Talk of crime, corruption, violence and murder often accompany discussion of East St. Louis’ night spots.  Many in the city feel that allowing the clubs to stay open nearly all night has contributed to the violent crime rate here.  

City councilwoman Emeka Jackson-Hicks is the member who proposed the change in hours.  After fierce opposition from Mayor Alvin Parks, she finally got her way.

“We are really looking forward to more public safety in our community and this is just one small step toward getting there.  Just limiting the hours won’t be enough, but it’s a start to help us with public safety,” she said in an interview at her home Friday night.  

Mayor Parks says he’s “past it” regarding the long political struggle over the hour’s issue.  He argued all along that closing up early would hurt businesses and tax revenues.   Now he says it’s time to adjust.

“We’ve just come to accept it. We’re gonna support that law and enforce it as much as possible.”

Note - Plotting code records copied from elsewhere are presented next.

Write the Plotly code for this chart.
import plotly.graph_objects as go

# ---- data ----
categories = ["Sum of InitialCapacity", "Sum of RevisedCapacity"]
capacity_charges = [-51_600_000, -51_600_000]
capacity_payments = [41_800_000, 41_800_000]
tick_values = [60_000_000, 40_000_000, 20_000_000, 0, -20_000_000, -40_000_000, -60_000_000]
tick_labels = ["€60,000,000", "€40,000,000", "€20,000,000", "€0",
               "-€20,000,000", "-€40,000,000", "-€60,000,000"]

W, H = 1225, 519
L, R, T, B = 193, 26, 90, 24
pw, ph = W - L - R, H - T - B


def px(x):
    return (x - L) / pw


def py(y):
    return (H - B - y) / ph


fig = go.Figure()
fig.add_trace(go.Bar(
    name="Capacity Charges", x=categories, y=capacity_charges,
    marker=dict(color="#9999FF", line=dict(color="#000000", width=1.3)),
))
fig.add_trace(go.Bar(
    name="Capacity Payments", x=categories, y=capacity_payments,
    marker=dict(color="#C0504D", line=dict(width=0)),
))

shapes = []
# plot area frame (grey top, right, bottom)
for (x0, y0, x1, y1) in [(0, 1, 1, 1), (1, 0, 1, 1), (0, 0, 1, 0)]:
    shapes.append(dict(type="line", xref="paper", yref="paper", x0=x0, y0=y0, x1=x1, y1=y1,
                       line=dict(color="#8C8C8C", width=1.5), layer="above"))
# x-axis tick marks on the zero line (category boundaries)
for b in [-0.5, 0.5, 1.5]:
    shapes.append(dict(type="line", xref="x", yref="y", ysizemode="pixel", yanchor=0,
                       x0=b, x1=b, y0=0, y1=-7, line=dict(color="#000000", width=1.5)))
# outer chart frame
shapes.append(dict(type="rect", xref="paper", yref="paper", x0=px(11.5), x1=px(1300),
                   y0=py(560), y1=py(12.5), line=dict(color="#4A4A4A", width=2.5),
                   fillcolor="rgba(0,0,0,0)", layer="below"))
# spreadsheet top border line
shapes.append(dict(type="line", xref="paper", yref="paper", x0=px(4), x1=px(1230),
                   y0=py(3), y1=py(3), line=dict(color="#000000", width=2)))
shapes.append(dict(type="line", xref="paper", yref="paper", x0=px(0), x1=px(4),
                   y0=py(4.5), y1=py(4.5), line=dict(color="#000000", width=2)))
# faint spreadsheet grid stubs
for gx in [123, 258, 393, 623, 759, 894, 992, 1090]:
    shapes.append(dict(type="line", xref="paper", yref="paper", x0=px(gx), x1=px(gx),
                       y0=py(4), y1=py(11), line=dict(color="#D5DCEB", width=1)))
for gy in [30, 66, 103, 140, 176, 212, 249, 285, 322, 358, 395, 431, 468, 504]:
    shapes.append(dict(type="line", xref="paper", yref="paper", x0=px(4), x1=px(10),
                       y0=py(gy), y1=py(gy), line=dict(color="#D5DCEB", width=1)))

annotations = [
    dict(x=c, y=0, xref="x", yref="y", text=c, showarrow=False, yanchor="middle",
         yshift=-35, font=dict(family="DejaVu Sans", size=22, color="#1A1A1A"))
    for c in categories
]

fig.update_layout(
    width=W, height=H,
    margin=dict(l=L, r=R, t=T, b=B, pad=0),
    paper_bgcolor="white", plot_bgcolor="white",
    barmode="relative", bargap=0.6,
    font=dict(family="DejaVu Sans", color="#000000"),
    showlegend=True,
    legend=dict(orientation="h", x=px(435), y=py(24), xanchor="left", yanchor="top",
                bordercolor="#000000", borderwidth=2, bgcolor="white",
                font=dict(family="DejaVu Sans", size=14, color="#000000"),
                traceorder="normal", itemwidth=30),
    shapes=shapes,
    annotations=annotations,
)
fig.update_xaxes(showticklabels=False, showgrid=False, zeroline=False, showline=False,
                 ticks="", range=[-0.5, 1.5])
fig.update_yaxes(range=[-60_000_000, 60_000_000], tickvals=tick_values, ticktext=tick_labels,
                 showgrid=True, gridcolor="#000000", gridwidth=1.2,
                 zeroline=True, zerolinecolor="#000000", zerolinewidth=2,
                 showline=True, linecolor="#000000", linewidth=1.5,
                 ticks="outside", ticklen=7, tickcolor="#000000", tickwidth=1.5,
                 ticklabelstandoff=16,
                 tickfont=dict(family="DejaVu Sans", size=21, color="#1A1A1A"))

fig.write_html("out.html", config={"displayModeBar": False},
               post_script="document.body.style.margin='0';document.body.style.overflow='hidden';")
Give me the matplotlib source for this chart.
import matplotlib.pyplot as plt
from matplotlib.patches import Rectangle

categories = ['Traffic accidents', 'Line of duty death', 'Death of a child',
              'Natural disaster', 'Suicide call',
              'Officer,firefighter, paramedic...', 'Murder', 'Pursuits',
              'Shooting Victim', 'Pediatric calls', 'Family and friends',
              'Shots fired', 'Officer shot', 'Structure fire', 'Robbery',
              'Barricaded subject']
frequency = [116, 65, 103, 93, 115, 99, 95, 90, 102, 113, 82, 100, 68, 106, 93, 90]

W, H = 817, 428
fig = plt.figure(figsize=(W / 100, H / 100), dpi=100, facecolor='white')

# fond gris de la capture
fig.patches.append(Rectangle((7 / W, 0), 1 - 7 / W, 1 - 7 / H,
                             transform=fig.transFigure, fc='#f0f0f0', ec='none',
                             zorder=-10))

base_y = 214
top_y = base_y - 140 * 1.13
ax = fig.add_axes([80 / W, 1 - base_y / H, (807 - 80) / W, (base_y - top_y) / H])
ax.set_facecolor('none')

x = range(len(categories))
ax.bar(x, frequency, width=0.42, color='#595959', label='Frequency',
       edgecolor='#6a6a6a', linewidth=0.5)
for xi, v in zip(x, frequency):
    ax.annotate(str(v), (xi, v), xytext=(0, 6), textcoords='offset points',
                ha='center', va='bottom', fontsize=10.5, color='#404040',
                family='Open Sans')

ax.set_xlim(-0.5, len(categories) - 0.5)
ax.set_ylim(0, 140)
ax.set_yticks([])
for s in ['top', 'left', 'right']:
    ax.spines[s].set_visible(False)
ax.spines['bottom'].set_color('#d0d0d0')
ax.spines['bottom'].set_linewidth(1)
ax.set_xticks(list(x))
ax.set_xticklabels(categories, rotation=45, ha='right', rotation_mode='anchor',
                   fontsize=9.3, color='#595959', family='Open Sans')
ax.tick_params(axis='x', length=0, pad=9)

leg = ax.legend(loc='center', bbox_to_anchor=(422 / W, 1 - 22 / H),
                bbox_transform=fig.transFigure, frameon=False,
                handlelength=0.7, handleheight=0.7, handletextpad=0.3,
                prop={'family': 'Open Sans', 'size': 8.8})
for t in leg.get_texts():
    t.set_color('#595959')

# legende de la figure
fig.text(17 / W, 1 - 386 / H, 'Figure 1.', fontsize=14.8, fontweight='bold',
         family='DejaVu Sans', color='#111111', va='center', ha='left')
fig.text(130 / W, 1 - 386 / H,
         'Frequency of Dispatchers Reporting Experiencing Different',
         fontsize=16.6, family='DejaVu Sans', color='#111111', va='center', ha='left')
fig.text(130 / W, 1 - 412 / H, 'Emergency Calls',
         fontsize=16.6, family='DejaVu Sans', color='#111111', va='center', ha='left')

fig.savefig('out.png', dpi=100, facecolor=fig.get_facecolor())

He does say adjustments will have to be made by police to handle the new closing time.  Right now patrons trickle out a few at a time between 3 and 6 in the morning.  Now there will be a rush of people leaving all at once.  It begs the question; will all those people pouring into parking lots at once create an unintended consequence?  More violence.   

“There’s gonna be a little more onus on the club owners and tavern owners making sure people are getting where they need to get safely,” Parks said.  “They have that responsibility anyway, but when you have so many people exiting now at all the same time you know there’s gonna be a far greater concentration of people.”

The new rules go into effect on July 1st, and Jackson-Hicks believes there will be positive results.  

“I think it will help with some of the violence that has occurred.   Particularly in the morning hours.  We’ve had many lives taken and there’s no price on life.  So we just hope to save some lives and prevent some trafficking that has taken place from different cities at that time.